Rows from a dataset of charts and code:

((

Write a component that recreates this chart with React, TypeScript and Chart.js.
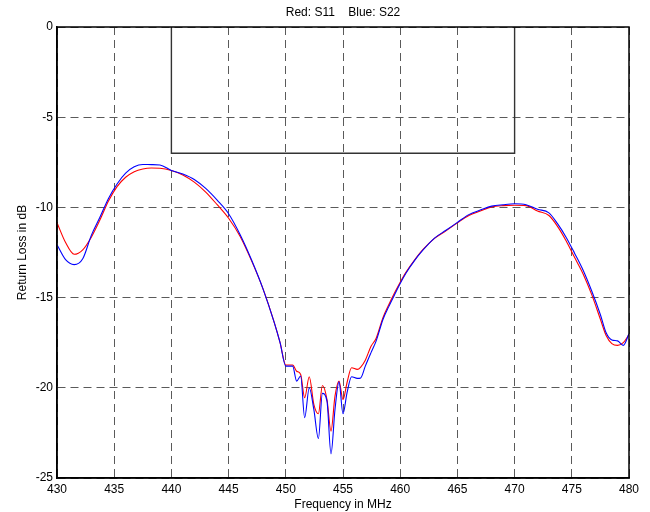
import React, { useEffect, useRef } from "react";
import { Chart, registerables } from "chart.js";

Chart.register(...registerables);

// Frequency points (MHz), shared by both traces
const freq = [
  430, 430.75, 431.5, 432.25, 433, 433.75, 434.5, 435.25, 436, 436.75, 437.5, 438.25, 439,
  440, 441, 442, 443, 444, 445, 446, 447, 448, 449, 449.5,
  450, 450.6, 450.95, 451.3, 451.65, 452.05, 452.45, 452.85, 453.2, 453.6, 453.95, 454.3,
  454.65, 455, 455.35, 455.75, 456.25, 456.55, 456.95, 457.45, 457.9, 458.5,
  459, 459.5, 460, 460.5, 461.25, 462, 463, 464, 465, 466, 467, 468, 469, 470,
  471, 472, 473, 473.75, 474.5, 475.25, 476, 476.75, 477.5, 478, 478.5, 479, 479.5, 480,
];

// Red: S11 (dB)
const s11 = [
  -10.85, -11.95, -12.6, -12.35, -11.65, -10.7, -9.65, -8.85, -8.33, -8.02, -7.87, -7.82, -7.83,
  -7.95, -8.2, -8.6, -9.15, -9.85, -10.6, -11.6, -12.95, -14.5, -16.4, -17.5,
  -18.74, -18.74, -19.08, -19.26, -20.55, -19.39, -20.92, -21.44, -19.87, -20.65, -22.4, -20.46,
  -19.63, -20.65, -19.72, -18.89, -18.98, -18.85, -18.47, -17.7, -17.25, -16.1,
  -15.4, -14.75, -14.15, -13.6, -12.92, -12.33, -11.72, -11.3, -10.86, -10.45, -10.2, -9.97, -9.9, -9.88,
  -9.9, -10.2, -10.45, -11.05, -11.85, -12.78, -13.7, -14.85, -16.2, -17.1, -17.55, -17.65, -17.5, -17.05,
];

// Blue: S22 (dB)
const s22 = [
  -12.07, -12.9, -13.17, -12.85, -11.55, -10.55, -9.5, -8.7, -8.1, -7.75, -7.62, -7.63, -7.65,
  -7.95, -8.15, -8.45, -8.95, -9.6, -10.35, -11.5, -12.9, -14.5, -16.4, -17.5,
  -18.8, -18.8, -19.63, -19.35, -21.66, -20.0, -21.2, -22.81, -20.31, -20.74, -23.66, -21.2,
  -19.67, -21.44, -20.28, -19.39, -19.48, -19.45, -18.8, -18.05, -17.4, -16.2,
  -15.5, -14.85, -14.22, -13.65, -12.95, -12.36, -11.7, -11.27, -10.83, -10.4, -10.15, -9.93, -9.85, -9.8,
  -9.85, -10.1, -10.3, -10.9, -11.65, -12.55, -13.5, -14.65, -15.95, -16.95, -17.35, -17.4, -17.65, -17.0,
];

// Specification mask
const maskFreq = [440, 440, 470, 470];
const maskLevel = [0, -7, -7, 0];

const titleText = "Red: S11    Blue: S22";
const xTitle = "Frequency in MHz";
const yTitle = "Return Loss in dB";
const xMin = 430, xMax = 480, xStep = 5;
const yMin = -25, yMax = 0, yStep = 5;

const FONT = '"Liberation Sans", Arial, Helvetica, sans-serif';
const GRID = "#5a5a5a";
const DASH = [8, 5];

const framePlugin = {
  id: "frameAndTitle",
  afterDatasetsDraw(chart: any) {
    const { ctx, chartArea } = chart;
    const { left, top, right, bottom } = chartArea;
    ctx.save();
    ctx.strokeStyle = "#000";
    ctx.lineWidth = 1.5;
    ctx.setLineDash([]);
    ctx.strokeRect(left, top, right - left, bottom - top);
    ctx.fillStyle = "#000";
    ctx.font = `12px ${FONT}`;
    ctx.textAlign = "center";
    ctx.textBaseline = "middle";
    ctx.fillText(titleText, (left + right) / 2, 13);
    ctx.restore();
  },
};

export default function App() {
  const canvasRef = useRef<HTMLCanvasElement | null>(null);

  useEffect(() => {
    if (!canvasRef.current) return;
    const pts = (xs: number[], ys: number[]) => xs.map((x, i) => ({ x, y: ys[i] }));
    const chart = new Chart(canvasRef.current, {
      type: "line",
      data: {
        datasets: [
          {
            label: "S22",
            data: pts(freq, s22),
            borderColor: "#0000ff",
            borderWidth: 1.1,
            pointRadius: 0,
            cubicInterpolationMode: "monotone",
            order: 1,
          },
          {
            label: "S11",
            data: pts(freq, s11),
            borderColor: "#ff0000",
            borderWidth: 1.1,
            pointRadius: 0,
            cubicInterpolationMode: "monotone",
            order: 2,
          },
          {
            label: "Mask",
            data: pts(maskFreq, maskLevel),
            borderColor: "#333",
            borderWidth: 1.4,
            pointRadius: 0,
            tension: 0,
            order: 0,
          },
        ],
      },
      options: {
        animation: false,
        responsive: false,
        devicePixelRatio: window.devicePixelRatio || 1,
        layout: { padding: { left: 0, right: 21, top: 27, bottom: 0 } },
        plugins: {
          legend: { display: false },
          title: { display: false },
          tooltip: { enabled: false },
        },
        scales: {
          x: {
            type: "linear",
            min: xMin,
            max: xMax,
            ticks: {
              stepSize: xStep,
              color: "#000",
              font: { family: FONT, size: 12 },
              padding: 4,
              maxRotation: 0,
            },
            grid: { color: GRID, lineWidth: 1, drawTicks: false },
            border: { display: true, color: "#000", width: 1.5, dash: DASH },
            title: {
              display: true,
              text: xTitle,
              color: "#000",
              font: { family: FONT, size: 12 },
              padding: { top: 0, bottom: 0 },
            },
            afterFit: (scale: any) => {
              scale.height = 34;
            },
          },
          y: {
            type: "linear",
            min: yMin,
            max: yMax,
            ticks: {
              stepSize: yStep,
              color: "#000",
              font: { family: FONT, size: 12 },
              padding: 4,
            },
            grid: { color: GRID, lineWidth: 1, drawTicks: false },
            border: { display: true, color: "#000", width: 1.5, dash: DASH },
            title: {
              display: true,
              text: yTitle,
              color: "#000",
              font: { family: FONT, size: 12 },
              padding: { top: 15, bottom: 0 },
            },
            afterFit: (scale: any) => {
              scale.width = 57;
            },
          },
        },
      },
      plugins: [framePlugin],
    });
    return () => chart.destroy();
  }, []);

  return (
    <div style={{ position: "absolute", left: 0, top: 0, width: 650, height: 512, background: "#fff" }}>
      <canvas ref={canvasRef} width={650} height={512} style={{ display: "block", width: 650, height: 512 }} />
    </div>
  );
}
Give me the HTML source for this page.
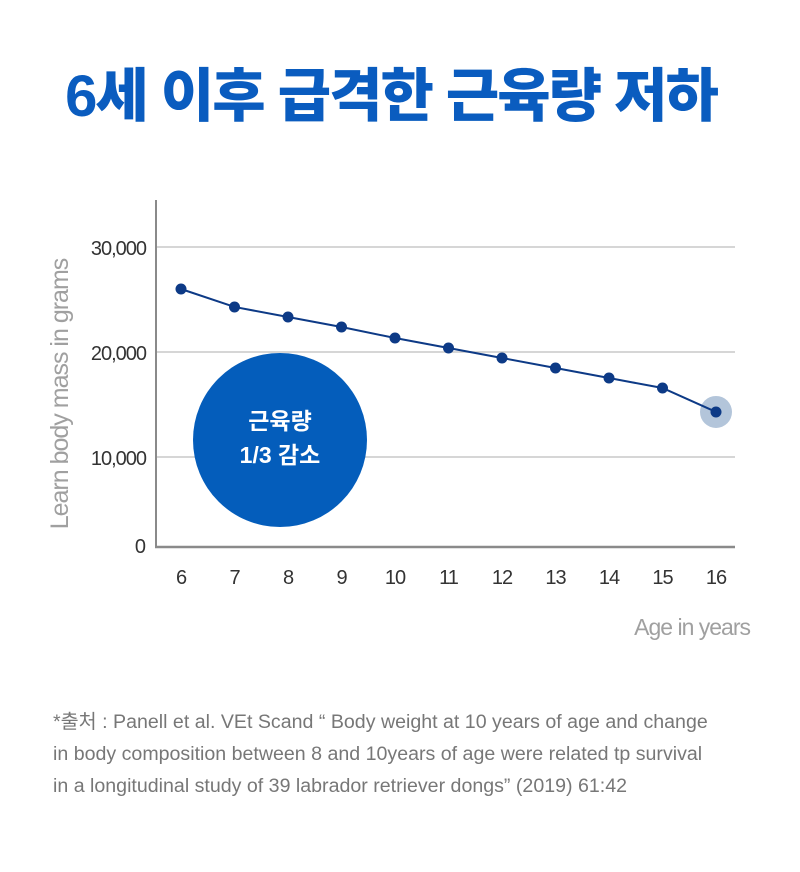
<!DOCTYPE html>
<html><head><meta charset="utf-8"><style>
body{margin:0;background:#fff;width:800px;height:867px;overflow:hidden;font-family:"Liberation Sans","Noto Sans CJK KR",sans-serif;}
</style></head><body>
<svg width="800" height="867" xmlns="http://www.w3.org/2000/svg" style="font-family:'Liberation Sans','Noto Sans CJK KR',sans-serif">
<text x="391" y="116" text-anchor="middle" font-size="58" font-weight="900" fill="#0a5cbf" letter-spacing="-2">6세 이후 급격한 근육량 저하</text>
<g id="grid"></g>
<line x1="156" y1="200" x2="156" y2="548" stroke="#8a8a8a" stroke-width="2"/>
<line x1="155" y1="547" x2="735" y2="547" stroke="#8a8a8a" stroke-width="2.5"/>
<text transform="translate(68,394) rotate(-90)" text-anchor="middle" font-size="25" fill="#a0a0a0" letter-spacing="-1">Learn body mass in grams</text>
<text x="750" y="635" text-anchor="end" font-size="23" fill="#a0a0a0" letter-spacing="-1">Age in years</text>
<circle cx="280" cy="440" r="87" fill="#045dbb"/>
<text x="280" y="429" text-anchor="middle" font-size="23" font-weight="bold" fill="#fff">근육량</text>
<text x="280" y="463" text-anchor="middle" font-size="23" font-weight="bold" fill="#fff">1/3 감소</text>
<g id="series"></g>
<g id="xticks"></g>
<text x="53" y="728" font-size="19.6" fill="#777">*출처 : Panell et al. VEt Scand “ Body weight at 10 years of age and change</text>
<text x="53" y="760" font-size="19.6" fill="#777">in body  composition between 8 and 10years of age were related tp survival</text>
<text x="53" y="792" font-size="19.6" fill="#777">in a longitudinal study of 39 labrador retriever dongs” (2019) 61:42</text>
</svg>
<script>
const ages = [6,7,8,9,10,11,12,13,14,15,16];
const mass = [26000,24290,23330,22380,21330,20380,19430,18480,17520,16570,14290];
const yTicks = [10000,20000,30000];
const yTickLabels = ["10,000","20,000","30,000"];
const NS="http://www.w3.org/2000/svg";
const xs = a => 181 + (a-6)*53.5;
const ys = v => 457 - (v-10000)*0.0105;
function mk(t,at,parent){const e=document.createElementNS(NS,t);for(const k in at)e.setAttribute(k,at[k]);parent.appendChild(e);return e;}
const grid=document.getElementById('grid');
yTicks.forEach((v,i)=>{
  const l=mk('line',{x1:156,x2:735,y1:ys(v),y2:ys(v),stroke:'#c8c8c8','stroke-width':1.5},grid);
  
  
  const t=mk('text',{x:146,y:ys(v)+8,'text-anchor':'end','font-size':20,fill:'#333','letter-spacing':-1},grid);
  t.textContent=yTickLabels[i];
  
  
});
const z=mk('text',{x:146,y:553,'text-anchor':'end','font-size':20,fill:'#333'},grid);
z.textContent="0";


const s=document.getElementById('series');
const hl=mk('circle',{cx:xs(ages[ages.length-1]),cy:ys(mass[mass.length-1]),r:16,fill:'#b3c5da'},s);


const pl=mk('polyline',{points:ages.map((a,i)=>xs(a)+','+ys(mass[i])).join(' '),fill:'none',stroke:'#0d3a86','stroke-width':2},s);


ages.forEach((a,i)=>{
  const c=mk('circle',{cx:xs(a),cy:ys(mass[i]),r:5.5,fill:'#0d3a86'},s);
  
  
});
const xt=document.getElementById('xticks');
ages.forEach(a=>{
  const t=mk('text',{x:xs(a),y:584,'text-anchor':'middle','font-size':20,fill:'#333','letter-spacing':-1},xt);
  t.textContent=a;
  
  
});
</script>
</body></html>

))

GIVEN INSTRUCTION: Restate, line by line and word for word, everything from the top of the material through the line that contains "const maskLevel = [0, -7, -7, 0];". Leave pictures out.

ANSWER TO THIS PROBLEM:
Write a component that recreates this chart with React, TypeScript and Chart.js.
import React, { useEffect, useRef } from "react";
import { Chart, registerables } from "chart.js";

Chart.register(...registerables);

// Frequency points (MHz), shared by both traces
const freq = [
  430, 430.75, 431.5, 432.25, 433, 433.75, 434.5, 435.25, 436, 436.75, 437.5, 438.25, 439,
  440, 441, 442, 443, 444, 445, 446, 447, 448, 449, 449.5,
  450, 450.6, 450.95, 451.3, 451.65, 452.05, 452.45, 452.85, 453.2, 453.6, 453.95, 454.3,
  454.65, 455, 455.35, 455.75, 456.25, 456.55, 456.95, 457.45, 457.9, 458.5,
  459, 459.5, 460, 460.5, 461.25, 462, 463, 464, 465, 466, 467, 468, 469, 470,
  471, 472, 473, 473.75, 474.5, 475.25, 476, 476.75, 477.5, 478, 478.5, 479, 479.5, 480,
];

// Red: S11 (dB)
const s11 = [
  -10.85, -11.95, -12.6, -12.35, -11.65, -10.7, -9.65, -8.85, -8.33, -8.02, -7.87, -7.82, -7.83,
  -7.95, -8.2, -8.6, -9.15, -9.85, -10.6, -11.6, -12.95, -14.5, -16.4, -17.5,
  -18.74, -18.74, -19.08, -19.26, -20.55, -19.39, -20.92, -21.44, -19.87, -20.65, -22.4, -20.46,
  -19.63, -20.65, -19.72, -18.89, -18.98, -18.85, -18.47, -17.7, -17.25, -16.1,
  -15.4, -14.75, -14.15, -13.6, -12.92, -12.33, -11.72, -11.3, -10.86, -10.45, -10.2, -9.97, -9.9, -9.88,
  -9.9, -10.2, -10.45, -11.05, -11.85, -12.78, -13.7, -14.85, -16.2, -17.1, -17.55, -17.65, -17.5, -17.05,
];

// Blue: S22 (dB)
const s22 = [
  -12.07, -12.9, -13.17, -12.85, -11.55, -10.55, -9.5, -8.7, -8.1, -7.75, -7.62, -7.63, -7.65,
  -7.95, -8.15, -8.45, -8.95, -9.6, -10.35, -11.5, -12.9, -14.5, -16.4, -17.5,
  -18.8, -18.8, -19.63, -19.35, -21.66, -20.0, -21.2, -22.81, -20.31, -20.74, -23.66, -21.2,
  -19.67, -21.44, -20.28, -19.39, -19.48, -19.45, -18.8, -18.05, -17.4, -16.2,
  -15.5, -14.85, -14.22, -13.65, -12.95, -12.36, -11.7, -11.27, -10.83, -10.4, -10.15, -9.93, -9.85, -9.8,
  -9.85, -10.1, -10.3, -10.9, -11.65, -12.55, -13.5, -14.65, -15.95, -16.95, -17.35, -17.4, -17.65, -17.0,
];

// Specification mask
const maskFreq = [440, 440, 470, 470];
const maskLevel = [0, -7, -7, 0];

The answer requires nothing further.